Collecting common customer feedback
With social media and public review sites, negative brand sentiment can spread quickly. There are four main channels customers complain:
- In person
- Digital Channels (website, review site, forum, social media, email, etc.)
Regardless of the channel, you need a way to collect customer complaint data accurately. A database of customer feedback is needed before SAP BusinessObjects Cloud can be used for further analysis.
To accurately collect this data, you need to address the following:
Data standardization — Standard fields that encompass a wide range of customer issues ensure you can categorize them for trend analysis. All responses must also be quantifiable to be analyzed. I.e. each response should be translated to a metric to be usable for analysis. If you just collect written summaries of each complaint, then it will be impossible to this analysis.
A culture of accuracy — Your staff should understand why it’s important to collect data accurately. If you are using data from a web form, you may want to randomize it or use an auto-fill to ensure customers are not just selecting the first option from a dropdown menu.
Find the hidden value in customer feedback
Since only 4% of unsatisfied customers complain, a lack of customer feedback doesn’t necessarily mean your customers are completely satisfied with your business.
To find the hidden value of a complaint, you’ll want to start by collecting all of the relevant information, such as:
- Details of incident
- Customer service agent involved
Next, you’ll want to visualize your data to reveal insights such as trends and patterns.
You may want to consider visualizing:
Volume and nature of customer feedback — Once all the customer complaints are tallied and categorized, you will be able to identify which areas of your business are causing the most pain for your customers. This enables you to focus on putting out the largest fires first.
Customer attrition — Are your subscription rates dropping month over month? Identify the leading indicators of churn and address those complaints first.
Support call volume — If your product or service is overly complicated, the design is not intuitive, or it doesn’t work as it should, then you may be losing customers.
Warranty claims — This could be an indicator of poor quality or manufacturing standards. Having a large percentage of warranty claims could lead to reputational damage.
Number of complaints over time — You’ll want to keep track of customer complaints trends. Are there more complaints over time, or less? An increase in customer complaints could mean more customers will become dissatisfied and stop using your product or service.

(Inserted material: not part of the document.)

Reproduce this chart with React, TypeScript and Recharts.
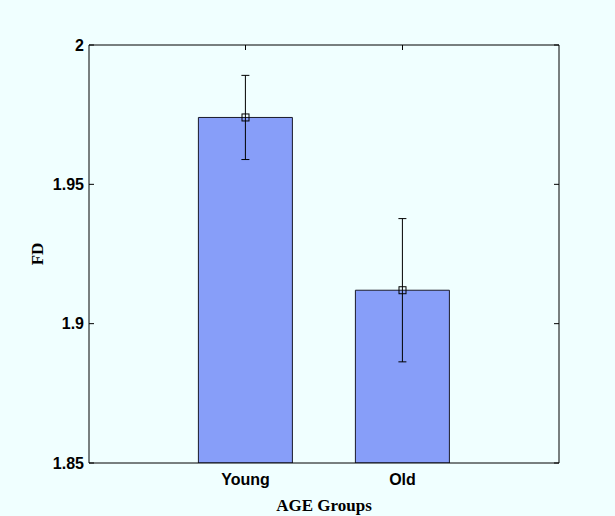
import React from 'react';
import { ComposedChart, Bar, Line, XAxis, YAxis, ErrorBar } from 'recharts';

const categories = ['Young', 'Old'];
const means = [1.974, 1.912];
const errors = [0.0151, 0.0257];
const yTicks = [1.85, 1.9, 1.95, 2];

const data = categories.map((name, i) => ({ name, value: means[i], err: errors[i] }));

const SquareDot = (props: any) => {
  const { cx, cy } = props;
  if (cx == null || cy == null) return null;
  return <rect x={cx - 3.5} y={cy - 3.5} width={7} height={7} fill="none" stroke="#000" strokeWidth={1} />;
};

const tickFont = { fontFamily: 'Liberation Sans, Arial, sans-serif', fontWeight: 700, fontSize: 16, fill: '#000' };

export default function App() {
  return (
    <div style={{ position: 'absolute', left: 0, top: 0, width: 615, height: 516, background: '#F0FFFF' }}>
      <ComposedChart
        width={615}
        height={516}
        data={data}
        margin={{ top: 39, right: 46, bottom: 0, left: 30 }}
        barCategoryGap="20%"
      >
        <XAxis
          dataKey="name"
          xAxisId="bottom"
          orientation="bottom"
          height={53}
          padding={{ left: 78, right: 78 }}
          stroke="#000"
          tickLine={false}
          tickSize={0}
          tickMargin={11}
          tick={tickFont}
          label={{
            value: 'AGE Groups',
            position: 'insideBottom',
            offset: 5,
            style: { fontFamily: 'Liberation Serif, Times New Roman, serif', fontWeight: 700, fontSize: 17, fill: '#000' },
          }}
        />
        <XAxis
          dataKey="name"
          xAxisId="top"
          orientation="top"
          height={6}
          padding={{ left: 78, right: 78 }}
          stroke="#000"
          tickSize={-5}
          tickFormatter={() => ''}
        />
        <YAxis
          yAxisId="left"
          orientation="left"
          width={59}
          domain={[1.85, 2]}
          ticks={yTicks}
          allowDataOverflow
          stroke="#000"
          tickSize={-5}
          tickMargin={10}
          tick={tickFont}
          label={{
            content: (p: any) => {
              const vb = p.viewBox;
              const x = vb.x + 7;
              const y = vb.y + vb.height / 2;
              return (
                <text
                  x={x}
                  y={y}
                  transform={`rotate(-90, ${x}, ${y})`}
                  textAnchor="middle"
                  dominantBaseline="central"
                  style={{ fontFamily: 'Liberation Serif, Times New Roman, serif', fontWeight: 700, fontSize: 17, fill: '#000' }}
                >
                  FD
                </text>
              );
            },
          }}
        />
        <YAxis
          yAxisId="right"
          orientation="right"
          width={10}
          domain={[1.85, 2]}
          ticks={yTicks}
          allowDataOverflow
          stroke="#000"
          tickSize={-5}
          tickFormatter={() => ''}
        />
        <Bar
          dataKey="value"
          xAxisId="bottom"
          yAxisId="left"
          fill="#879EF9"
          stroke="#1a1a2a"
          strokeWidth={1}
          isAnimationActive={false}
        >
          <ErrorBar dataKey="err" width={4} stroke="#000" strokeWidth={1} direction="y" />
        </Bar>
        <Line
          dataKey="value"
          xAxisId="bottom"
          yAxisId="left"
          stroke="none"
          dot={<SquareDot />}
          activeDot={false}
          isAnimationActive={false}
        />
      </ComposedChart>
    </div>
  );
}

There are two other metrics that are important for addressing customer concerns and pain points within your company. However, they are after the fact so resolving the issue may be too late to win back these customers.
Number of cancellations — If a large percentage of customers cancel due to high prices, poor customer service, competitor offer, etc., then it will alert you to what some consumers value most.
Product returns — Tracking volume of product returns is less important than the reason why and the product SKU. Perhaps there’s a quality issue with a particular product, poor fit, dissatisfaction with the utility, or the product failed to meet customer expectations based on advertising.